昭和には子供時代には分からないけど大人になって思い出すと心がホッと温かくなるものが数多くありました。そうしたホッとする出来事を思い出すことが出来るかと問いかけると中々浮かばないのです。愚考するに、昭和という時代は、まさに進歩の時代でした。えっ、こんなことが出来るんだと目を見張ることが次から次に登場しました。普通の生活が楽になっていく生活用品が現れた昭和です。
もちろん今、平成の世でもすごい勢いで科学も進歩しています。しかし昭和に比べると目に見えるはっきりとした進歩ではありません。もっと奥深い、高尚な進歩なんです。我々凡人には見えにくい進歩です。

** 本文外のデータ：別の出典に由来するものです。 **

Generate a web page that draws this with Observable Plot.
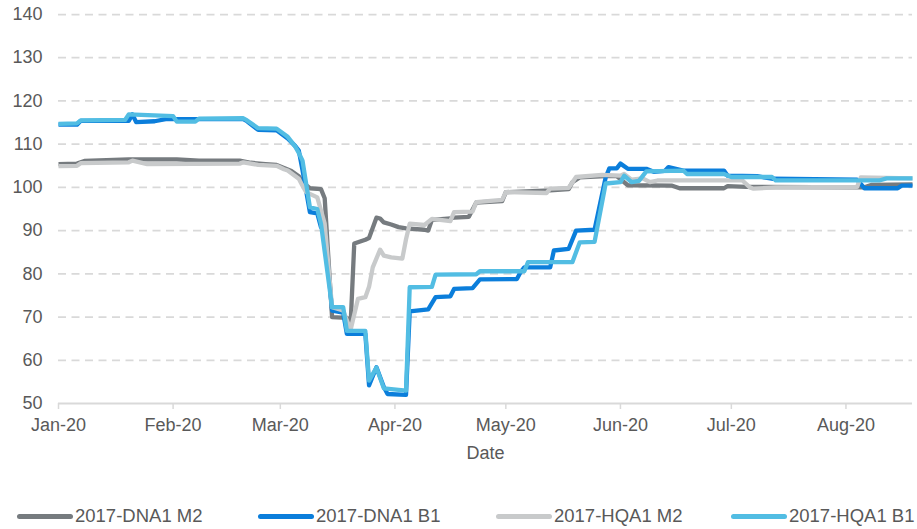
<!DOCTYPE html>
<html>
<head>
<meta charset="utf-8">
<script src="https://cdn.jsdelivr.net/npm/d3@7"></script>
<script src="https://cdn.jsdelivr.net/npm/@observablehq/plot@0.6"></script>
<style>
  html, body { margin: 0; padding: 0; background: #fff; }
  #wrap { position: relative; width: 917px; height: 529px; font-family: "Liberation Sans", Arial, sans-serif; overflow: hidden; }
  #legend { position: absolute; left: 0; top: 504px; width: 917px; height: 24px; }
  .item { position: absolute; top: 0; height: 24px; display: flex; align-items: center; }
  .swatch { width: 56px; height: 5px; border-radius: 3px; margin-right: 2px; }
  .lab { font-size: 18.5px; color: #595959; white-space: nowrap; }
</style>
</head>
<body>
<div id="wrap"><div id="chart"></div><div id="legend"></div></div>
<script>
// ---- data ----
const seriesNames = ["2017-DNA1 M2", "2017-DNA1 B1", "2017-HQA1 M2", "2017-HQA1 B1"];
const yTickValues = [50, 60, 70, 80, 90, 100, 110, 120, 130, 140];
const monthTicks = ["2020-01-01","2020-02-01","2020-03-01","2020-04-01","2020-05-01","2020-06-01","2020-07-01","2020-08-01"];
const xDomain = ["2020-01-01", "2020-08-19"];

const dnaM2 = [
  ["2020-01-01",105.4],["2020-01-06",105.5],["2020-01-08",106.1],["2020-01-20",106.5],["2020-02-02",106.5],
  ["2020-02-08",106.2],["2020-02-19",106.2],["2020-02-22",105.7],["2020-02-26",105.4],["2020-02-29",105.2],
  ["2020-03-02",104.5],["2020-03-04",103.8],["2020-03-06",102.6],["2020-03-07",101.2],["2020-03-09",99.8],
  ["2020-03-12",99.6],["2020-03-13",97.5],["2020-03-15",70.0],["2020-03-19",69.8],["2020-03-20",68.0],
  ["2020-03-21",87.0],["2020-03-24",87.9],["2020-03-25",88.3],["2020-03-27",93.0],["2020-03-28",92.8],
  ["2020-03-29",91.9],["2020-03-31",91.4],["2020-04-02",90.8],["2020-04-04",90.5],["2020-04-09",90.2],
  ["2020-04-10",90.0],["2020-04-11",92.5],["2020-04-16",92.8],["2020-04-17",93.0],["2020-04-21",93.2],
  ["2020-04-23",96.5],["2020-04-30",96.8],["2020-05-01",98.9],["2020-05-05",99.0],["2020-05-13",99.3],
  ["2020-05-18",99.6],["2020-05-19",101.2],["2020-05-21",102.3],["2020-05-28",102.6],["2020-05-31",102.6],
  ["2020-06-03",100.5],["2020-06-15",100.4],["2020-06-17",99.8],["2020-06-29",99.8],["2020-06-30",100.3],
  ["2020-07-05",100.1],["2020-08-06",100.0],["2020-08-08",100.6],["2020-08-19",100.7]
];
const dnaB1 = [
  ["2020-01-01",114.5],["2020-01-06",114.5],["2020-01-07",115.4],["2020-01-20",115.4],["2020-01-21",116.9],
  ["2020-01-22",115.1],["2020-01-27",115.3],["2020-01-30",115.8],["2020-02-20",115.8],["2020-02-21",115.3],
  ["2020-02-24",113.3],["2020-02-29",113.2],["2020-03-03",111.3],["2020-03-05",109.6],["2020-03-06",108.5],
  ["2020-03-07",104.0],["2020-03-09",94.3],["2020-03-11",94.0],["2020-03-12",90.8],["2020-03-13",90.5],
  ["2020-03-15",71.5],["2020-03-18",71.0],["2020-03-19",66.1],["2020-03-24",66.1],["2020-03-25",54.2],
  ["2020-03-27",58.4],["2020-03-29",53.8],["2020-03-30",52.2],["2020-04-04",52.0],["2020-04-05",71.3],
  ["2020-04-10",71.8],["2020-04-12",74.6],["2020-04-16",74.8],["2020-04-17",76.5],["2020-04-22",76.7],
  ["2020-04-24",78.7],["2020-05-04",78.8],["2020-05-05",80.4],["2020-05-06",81.5],["2020-05-13",81.5],
  ["2020-05-14",85.4],["2020-05-18",85.8],["2020-05-20",90.0],["2020-05-25",90.2],["2020-05-28",102.3],
  ["2020-05-29",104.4],["2020-05-31",104.4],["2020-06-01",105.5],["2020-06-03",104.3],["2020-06-08",104.3],
  ["2020-06-10",103.6],["2020-06-13",103.8],["2020-06-14",104.7],["2020-06-18",103.9],["2020-06-29",103.9],
  ["2020-06-30",102.7],["2020-07-08",102.6],["2020-07-12",102.0],["2020-08-04",101.8],["2020-08-06",99.8],
  ["2020-08-15",99.8],["2020-08-16",100.4],["2020-08-19",100.4]
];
const hqaM2 = [
  ["2020-01-01",104.9],["2020-01-06",105.0],["2020-01-07",105.6],["2020-01-20",105.8],["2020-01-21",106.2],
  ["2020-01-25",105.4],["2020-02-19",105.5],["2020-02-20",105.8],["2020-02-24",105.2],["2020-02-29",105.0],
  ["2020-03-02",104.2],["2020-03-03",103.9],["2020-03-06",102.0],["2020-03-07",100.4],["2020-03-08",98.9],
  ["2020-03-11",97.7],["2020-03-13",91.6],["2020-03-15",72.3],["2020-03-18",71.5],["2020-03-20",67.0],
  ["2020-03-22",74.2],["2020-03-24",74.6],["2020-03-25",77.0],["2020-03-26",81.5],["2020-03-28",85.6],
  ["2020-03-29",84.2],["2020-03-31",83.8],["2020-04-03",83.5],["2020-04-04",88.0],["2020-04-05",91.6],
  ["2020-04-09",91.3],["2020-04-11",92.7],["2020-04-16",92.2],["2020-04-17",94.3],["2020-04-22",94.4],
  ["2020-04-23",96.6],["2020-04-30",97.1],["2020-05-01",98.9],["2020-05-12",98.7],["2020-05-13",99.7],
  ["2020-05-18",99.9],["2020-05-20",102.4],["2020-05-27",102.9],["2020-06-01",102.7],["2020-06-02",103.1],
  ["2020-06-04",101.8],["2020-06-07",102.1],["2020-06-09",101.2],["2020-06-11",101.6],["2020-07-04",101.6],
  ["2020-07-06",100.0],["2020-07-07",99.7],["2020-07-13",100.0],["2020-08-04",100.1],["2020-08-05",102.3],
  ["2020-08-19",102.1]
];
const hqaB1 = [
  ["2020-01-01",114.7],["2020-01-06",114.8],["2020-01-07",115.5],["2020-01-19",115.6],["2020-01-20",116.9],
  ["2020-02-01",116.5],["2020-02-02",115.2],["2020-02-07",115.2],["2020-02-08",115.9],["2020-02-20",116.0],
  ["2020-02-21",115.5],["2020-02-24",113.7],["2020-02-29",113.6],["2020-03-03",111.7],["2020-03-05",109.5],
  ["2020-03-06",108.0],["2020-03-07",106.2],["2020-03-09",95.4],["2020-03-11",95.0],["2020-03-12",91.6],
  ["2020-03-15",72.3],["2020-03-18",72.3],["2020-03-19",66.8],["2020-03-24",66.8],["2020-03-25",55.3],
  ["2020-03-27",58.3],["2020-03-29",53.5],["2020-04-04",53.0],["2020-04-05",76.9],["2020-04-11",77.0],
  ["2020-04-12",79.8],["2020-04-23",79.9],["2020-04-24",80.6],["2020-05-06",80.6],["2020-05-07",82.7],
  ["2020-05-19",82.7],["2020-05-21",87.3],["2020-05-25",87.4],["2020-05-28",100.9],["2020-06-01",101.2],
  ["2020-06-02",102.7],["2020-06-04",101.2],["2020-06-06",101.5],["2020-06-08",103.7],["2020-06-18",103.9],
  ["2020-06-19",103.1],["2020-06-29",103.1],["2020-07-01",102.4],["2020-07-12",102.4],["2020-07-13",101.6],
  ["2020-08-10",101.6],["2020-08-12",102.1],["2020-08-19",102.1]
];

// ---- styles ----
const colors = ["#767b7f", "#0b7edb", "#c8cacb", "#52bde3"];
const seriesData = [dnaM2, dnaB1, hqaM2, hqaB1];

const parse = d3.utcParse("%Y-%m-%d");
const toRows = (arr, name) => arr.map(([d, v]) => ({series: name, date: parse(d), value: v}));

const chart = Plot.plot({
  width: 917,
  height: 470,
  marginLeft: 58,
  marginRight: 5,
  marginTop: 14,
  marginBottom: 67,
  style: {fontFamily: "'Liberation Sans', Arial, sans-serif", fontSize: "18px", color: "#595959", background: "#fff", overflow: "visible"},
  x: {type: "utc", domain: xDomain.map(parse)},
  y: {domain: [50, 140]},
  marks: [
    Plot.gridY(yTickValues.filter(t => t > 50), {stroke: "#d9d9d9", strokeOpacity: 1, strokeWidth: 1.75, strokeDasharray: "8,5.5"}),
    Plot.ruleY([50], {stroke: "#d9d9d9", strokeWidth: 2}),
    Plot.axisY(yTickValues, {tickSize: 0, tickPadding: 16, fill: "#595959", fontSize: 18, label: null}),
    Plot.axisX(monthTicks.map(parse), {tickSize: 6, tickPadding: 9, stroke: "#d9d9d9", strokeWidth: 1.5, fill: "#595959", fontSize: 18, tickFormat: d3.utcFormat("%b-%y"), label: null}),
    ...seriesData.map((arr, i) => Plot.line(toRows(arr, seriesNames[i]), {
      x: "date", y: "value", stroke: colors[i], strokeWidth: 4.3, strokeLinejoin: "round", strokeLinecap: "butt"
    })),
    Plot.text(["Date"], {text: d => d, frameAnchor: "bottom", dy: 55, fill: "#595959", fontSize: 18})
  ]
});
document.getElementById("chart").appendChild(chart);

// ---- legend ----
const legendX = [17, 258, 496, 731];
const legend = document.getElementById("legend");
seriesNames.forEach((name, i) => {
  const item = document.createElement("div");
  item.className = "item";
  item.style.left = legendX[i] + "px";
  const sw = document.createElement("div");
  sw.className = "swatch";
  sw.style.background = colors[i];
  const lab = document.createElement("span");
  lab.className = "lab";
  lab.textContent = name;
  item.appendChild(sw);
  item.appendChild(lab);
  legend.appendChild(item);
});
</script>
</body>
</html>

はっきりとした進歩が見える昭和がホッとさせるのでしょうか。

楊枝

2017-06-21 23:58:55 | Weblog
「武士は食わねど高楊枝」という言葉があります。武士の志を表現したものです。一方お隣の朝鮮半島に「冷や水飲んで楊子使い」ということわざがあります。水を飲んだだけなのに楊子を使い美味しいものを食べたふりをする。転じて中身はないのにあるように見せることです。今の世の中はこうした風潮が目だっているように思えてなりません。世界的危機を煽る彼の国のミサイル騒ぎもこの楊子の類いではないでしょうか。
日本の高楊枝のほうは、我慢という男の生きざまを教えてくれます。このことわざも今必要なことです。口から出る言葉に我慢がないのです。思い付いた言葉をあっけなく放ち、相手を傷つけることが日常茶飯事になっています。つまり、我慢出来ない、いや、我慢する力がないのです。言葉が人を傷つけ匕首になることを理解していないので簡単に口から出て刺し傷を与えてしまうのです。
高楊枝を思いだし、口の中で発しようとしている言葉を反芻することが問われます。